Stagflation Road Ahead for Australia

Stagflation Road Ahead for Australia

Old news now but let’s talk about the implications of that surprise 50bps RBA rate increase yesterday. That it happened on the same day the World Bank dramatically downgraded global growth and openly conceded stagflation, is a reality that cannot be ignored.

For the first time since 2000 the RBA hiked by 0.5% (as opposed to the ‘normal’ 0.25% increments) taking the official rate to 0.85%, higher now than the US Fed rate of 0.77%.  The Fed have been more incremental as opposed to the ‘late to the party’ RBA.

Whilst all the focus is on property prices because of the now higher interest payments, this is not a simple equation.  Already this morning Westpac have passed on the full 0.5% hike to mortgage holders and the RBA and market are signalling hikes all the way to 3% before this year is over.  Such an increase would not simply in itself see defaults on home loans as the scaremongers would contest. Higher mortgage payment, along with the already rampant inflation they are trying to address, will most likely see reduced discretionary spending by heavily indebted households which eventually contributes to a recession and job losses. That is when you see forced sales of homes and more markedly reduced prices compared to the more gradual declines we are seeing now.

Few see the blunt instrument that is central bank interest rates rising against out of control inflation for what they are.  Recessions are always the inevitable result because they always hike late cycle, they always hike at full employment, and they always hike to the point of capitulation to reduce said inflation that itself is so often a result of economic largesse.  However this time the inflation appears largely fuelled by the exogenous effects of supply chain disruption and a war imposed energy crisis unlikely to just evaporate off higher rates.  

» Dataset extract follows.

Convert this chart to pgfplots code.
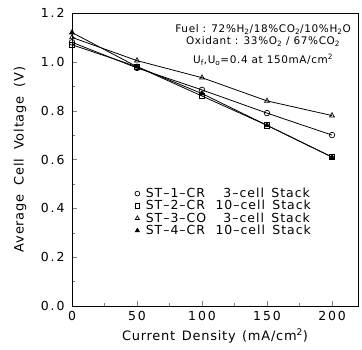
\documentclass[border=0pt]{standalone}
\usepackage{pgfplots}
\pgfplotsset{compat=1.18}
\usepackage{fontspec}
\setmainfont[LetterSpace=6]{DejaVu Sans}
\newfontfamily\tickfont[LetterSpace=15]{DejaVu Sans}
\newfontfamily\legfont[LetterSpace=8]{DejaVu Sans}
\begin{document}
\begin{tikzpicture}
\begin{axis}[
  name=ax,
  scale only axis,
  width=286bp, height=293bp,
  xmin=0, xmax=220, ymin=0, ymax=1.2,
  xtick={0,50,100,150,200},
  ytick={0,0.2,0.4,0.6,0.8,1.0,1.2},
  minor xtick={25,75,125,175},
  minor ytick={0.1,0.3,0.5,0.7,0.9,1.1},
  tick pos=left,
  tick align=inside,
  major tick length=5bp, minor tick length=3bp,
  yticklabel style={/pgf/number format/fixed, /pgf/number format/fixed zerofill, /pgf/number format/precision=1, xshift=-4bp},
  xticklabel style={yshift=-2bp},
  /pgf/number format/assume math mode=true,
  tick label style={font=\tickfont\fontsize{12.5}{14}\selectfont},
  xlabel={Current\hspace{0.5em}Density\hspace{0.5em}(mA/cm\textsuperscript{2})},
  ylabel={Average\hspace{0.7em}Cell\hspace{0.7em}Voltage\hspace{0.7em}(V)},
  every axis x label/.style={at={(axis description cs:0.5,0)}, yshift=-30bp, anchor=center, font=\fontsize{13}{15}\selectfont},
  every axis y label/.style={at={(axis description cs:0,0.5)}, xshift=-52bp, rotate=90, anchor=center, font=\fontsize{13}{15}\selectfont},
  axis line style={line width=0.9pt},
  every axis plot/.append style={black, line width=0.8pt, mark size=2.8pt, mark options={solid, line width=0.7pt}},
  legend style={draw=none, fill=none, at={(axis cs:46,0.50)}, anchor=north west, font=\legfont\fontsize{12.5}{13.3}\selectfont, row sep=-2.6pt, legend cell align=left, nodes={inner xsep=6bp}},
  legend image post style={only marks, mark size=2.4pt},
  legend image code/.code={\draw[#1] plot coordinates {(0.1cm,0cm)};},
]
\addplot[mark=o] coordinates {(0,1.08) (50,0.975) (100,0.885) (150,0.79) (200,0.70)};
\addlegendentry{\makebox[5.6em][l]{ST–1–CR}\hphantom{1}3–cell\hspace{0.6em}Stack}
\addplot[mark=square] coordinates {(0,1.07) (50,0.98) (100,0.86) (150,0.74) (200,0.61)};
\addlegendentry{\makebox[5.6em][l]{ST–2–CR}10–cell\hspace{0.6em}Stack}
\addplot[mark=triangle] coordinates {(0,1.10) (50,1.005) (100,0.935) (150,0.84) (200,0.78)};
\addlegendentry{\makebox[5.6em][l]{ST–3–CO}\hphantom{1}3–cell\hspace{0.6em}Stack}
\addplot[mark=triangle*] coordinates {(0,1.12) (50,0.98) (100,0.87) (150,0.74) (200,0.61)};
\addlegendentry{\makebox[5.6em][l]{ST–4–CR}10–cell\hspace{0.6em}Stack}
\node[anchor=north, align=center, font=\fontsize{10.5}{12}\selectfont, inner sep=0pt] at (axis cs:147,1.152)
  {Fuel : 72\%H\textsubscript{2}/18\%CO\textsubscript{2}/10\%H\textsubscript{2}O\\
   Oxidant : 33\%O\textsubscript{2} / 67\%CO\textsubscript{2}\\[7pt]
   U\textsubscript{f},U\textsubscript{o}=0.4 at 150mA/cm\textsuperscript{2}};
\end{axis}
\pgfresetboundingbox
\path[use as bounding box] ([shift={(-72bp,-44bp)}]ax.south west) rectangle ([shift={(4bp,13bp)}]ax.north east);
\end{tikzpicture}
\end{document}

Cue the World Bank last night…

"The world economy is expected to experience its sharpest deceleration following an initial recovery from global recession in more than 80 years,"

“The war in Ukraine, lockdowns in China, supply-chain disruptions, and the risk of stagflation are hammering growth. For many countries, recession will be hard to avoid,”

The reality of stagflation is hard to ignore. The chart below of global growth and inflation has no easy solution.


This is exacerbated further for Australia as we have had comparably much weaker wage growth at just 2.2% annualised last quarter. You can now say goodbye to upward wage pressure on that figure. We also are not at that ‘peak awesome’ that normally comes at such a time of peak employment.  Indeed Aussie consumer confidence has never been this weak at the beginning of a rate tightening cycle and it is already running below the GFC lows.



Somewhat tellingly the AUD rallied on the higher than expected rate hike but very quickly reversed.  Paying a higher ‘yield’ than the US probably saw that initial knee jerk rise.  However the reality of the very hard road now ahead for Australia clearly hit home and back down it came.

Australia’s economy is largely ‘houses and holes’. Houses clearly have a very hard road ahead.  Our biggest ‘holes’ are for iron ore which some reports have a challenging time ahead for given China’s slowdown and having reached a point where recycling steel and stockpiled ore will see little demand for our cash cow commodity. The saving grace may be ‘need to live’ commodities such as energy, food and renewable energy metals such as copper, nickel and silver.  Clearly however the government need to reconcile domestic and international demand for these sought after products as we are seeing right now with gas and coal.

Silver and platinum stand out as a double bet in delivering both a monetary metal play against the ensuing economic pain ahead (along with gold), and as a key tech / green renewables metal play. Buying the physical metal removes all the counterparty risk ahead as this economically strung out system of derivatives and correlated/entwined financial markets potentially unwind in a very messy way.